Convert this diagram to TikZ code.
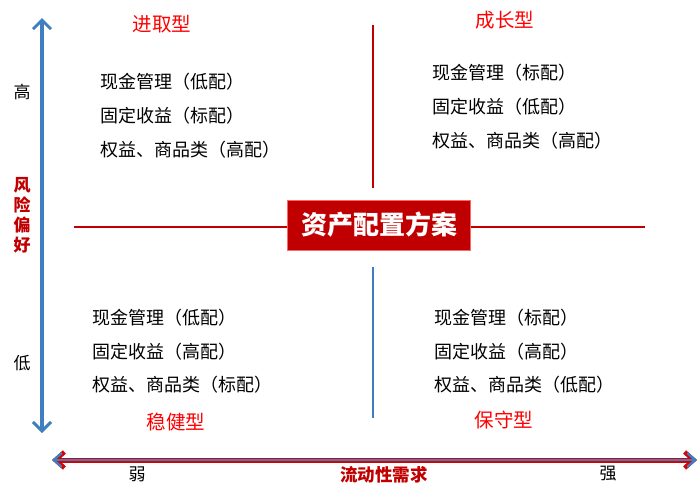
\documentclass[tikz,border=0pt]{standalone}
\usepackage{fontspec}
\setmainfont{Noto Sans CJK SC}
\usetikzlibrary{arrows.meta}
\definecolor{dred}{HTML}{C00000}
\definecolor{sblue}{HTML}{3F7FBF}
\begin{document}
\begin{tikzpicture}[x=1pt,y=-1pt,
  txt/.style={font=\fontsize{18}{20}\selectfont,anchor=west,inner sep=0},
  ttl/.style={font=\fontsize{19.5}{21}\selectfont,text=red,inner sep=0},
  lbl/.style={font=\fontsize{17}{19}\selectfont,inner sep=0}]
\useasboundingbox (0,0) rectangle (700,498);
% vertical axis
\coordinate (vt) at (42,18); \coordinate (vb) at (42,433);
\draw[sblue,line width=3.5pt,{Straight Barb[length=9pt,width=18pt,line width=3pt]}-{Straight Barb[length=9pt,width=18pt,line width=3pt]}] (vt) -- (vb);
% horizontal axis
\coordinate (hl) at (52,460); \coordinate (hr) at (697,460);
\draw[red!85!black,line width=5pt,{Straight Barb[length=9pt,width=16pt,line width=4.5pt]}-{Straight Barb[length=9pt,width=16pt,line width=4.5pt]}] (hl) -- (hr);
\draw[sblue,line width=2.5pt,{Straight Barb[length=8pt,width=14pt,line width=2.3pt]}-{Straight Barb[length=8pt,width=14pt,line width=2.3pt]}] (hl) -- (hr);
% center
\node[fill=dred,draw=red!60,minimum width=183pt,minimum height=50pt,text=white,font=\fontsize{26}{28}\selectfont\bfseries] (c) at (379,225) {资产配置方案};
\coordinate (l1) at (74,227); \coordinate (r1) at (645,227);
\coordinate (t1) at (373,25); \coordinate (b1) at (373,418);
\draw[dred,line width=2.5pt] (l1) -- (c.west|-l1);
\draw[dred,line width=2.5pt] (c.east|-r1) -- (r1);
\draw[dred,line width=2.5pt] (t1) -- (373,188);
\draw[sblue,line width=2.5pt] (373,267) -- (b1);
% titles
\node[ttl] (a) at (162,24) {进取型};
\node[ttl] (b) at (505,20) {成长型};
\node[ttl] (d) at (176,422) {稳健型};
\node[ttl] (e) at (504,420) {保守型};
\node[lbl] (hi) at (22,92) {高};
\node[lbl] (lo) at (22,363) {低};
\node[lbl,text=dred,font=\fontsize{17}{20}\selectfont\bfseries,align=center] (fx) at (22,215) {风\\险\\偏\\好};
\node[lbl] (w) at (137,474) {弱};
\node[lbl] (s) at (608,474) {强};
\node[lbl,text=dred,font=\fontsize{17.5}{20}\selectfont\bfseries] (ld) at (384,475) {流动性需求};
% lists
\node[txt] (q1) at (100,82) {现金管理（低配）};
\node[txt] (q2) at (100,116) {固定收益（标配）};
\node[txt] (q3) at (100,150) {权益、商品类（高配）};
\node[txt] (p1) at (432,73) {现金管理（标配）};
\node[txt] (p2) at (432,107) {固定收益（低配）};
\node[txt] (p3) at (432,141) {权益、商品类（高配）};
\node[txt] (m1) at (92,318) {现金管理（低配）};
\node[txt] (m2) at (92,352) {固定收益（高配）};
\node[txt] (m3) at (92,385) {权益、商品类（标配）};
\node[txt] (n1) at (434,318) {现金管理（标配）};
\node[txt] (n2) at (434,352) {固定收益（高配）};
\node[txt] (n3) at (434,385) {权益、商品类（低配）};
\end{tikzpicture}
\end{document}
######
> **What the task asks**
Leave the images out, please, and restate each line word for word.

> **Exercise response**
Convert this diagram to TikZ code.
\documentclass[tikz,border=0pt]{standalone}
\usepackage{fontspec}
\setmainfont{Noto Sans CJK SC}
\usetikzlibrary{arrows.meta}
\definecolor{dred}{HTML}{C00000}
\definecolor{sblue}{HTML}{3F7FBF}
\begin{document}
\begin{tikzpicture}[x=1pt,y=-1pt,
  txt/.style={font=\fontsize{18}{20}\selectfont,anchor=west,inner sep=0},
  ttl/.style={font=\fontsize{19.5}{21}\selectfont,text=red,inner sep=0},
  lbl/.style={font=\fontsize{17}{19}\selectfont,inner sep=0}]
\useasboundingbox (0,0) rectangle (700,498);
% vertical axis
\coordinate (vt) at (42,18); \coordinate (vb) at (42,433);
\draw[sblue,line width=3.5pt,{Straight Barb[length=9pt,width=18pt,line width=3pt]}-{Straight Barb[length=9pt,width=18pt,line width=3pt]}] (vt) -- (vb);
% horizontal axis
\coordinate (hl) at (52,460); \coordinate (hr) at (697,460);
\draw[red!85!black,line width=5pt,{Straight Barb[length=9pt,width=16pt,line width=4.5pt]}-{Straight Barb[length=9pt,width=16pt,line width=4.5pt]}] (hl) -- (hr);
\draw[sblue,line width=2.5pt,{Straight Barb[length=8pt,width=14pt,line width=2.3pt]}-{Straight Barb[length=8pt,width=14pt,line width=2.3pt]}] (hl) -- (hr);
% center
\node[fill=dred,draw=red!60,minimum width=183pt,minimum height=50pt,text=white,font=\fontsize{26}{28}\selectfont\bfseries] (c) at (379,225) {资产配置方案};
\coordinate (l1) at (74,227); \coordinate (r1) at (645,227);
\coordinate (t1) at (373,25); \coordinate (b1) at (373,418);
\draw[dred,line width=2.5pt] (l1) -- (c.west|-l1);
\draw[dred,line width=2.5pt] (c.east|-r1) -- (r1);
\draw[dred,line width=2.5pt] (t1) -- (373,188);
\draw[sblue,line width=2.5pt] (373,267) -- (b1);
% titles
\node[ttl] (a) at (162,24) {进取型};
\node[ttl] (b) at (505,20) {成长型};
\node[ttl] (d) at (176,422) {稳健型};
\node[ttl] (e) at (504,420) {保守型};
\node[lbl] (hi) at (22,92) {高};
\node[lbl] (lo) at (22,363) {低};
\node[lbl,text=dred,font=\fontsize{17}{20}\selectfont\bfseries,align=center] (fx) at (22,215) {风\\险\\偏\\好};
\node[lbl] (w) at (137,474) {弱};
\node[lbl] (s) at (608,474) {强};
\node[lbl,text=dred,font=\fontsize{17.5}{20}\selectfont\bfseries] (ld) at (384,475) {流动性需求};
% lists
\node[txt] (q1) at (100,82) {现金管理（低配）};
\node[txt] (q2) at (100,116) {固定收益（标配）};
\node[txt] (q3) at (100,150) {权益、商品类（高配）};
\node[txt] (p1) at (432,73) {现金管理（标配）};
\node[txt] (p2) at (432,107) {固定收益（低配）};
\node[txt] (p3) at (432,141) {权益、商品类（高配）};
\node[txt] (m1) at (92,318) {现金管理（低配）};
\node[txt] (m2) at (92,352) {固定收益（高配）};
\node[txt] (m3) at (92,385) {权益、商品类（标配）};
\node[txt] (n1) at (434,318) {现金管理（标配）};
\node[txt] (n2) at (434,352) {固定收益（高配）};
\node[txt] (n3) at (434,385) {权益、商品类（低配）};
\end{tikzpicture}
\end{document}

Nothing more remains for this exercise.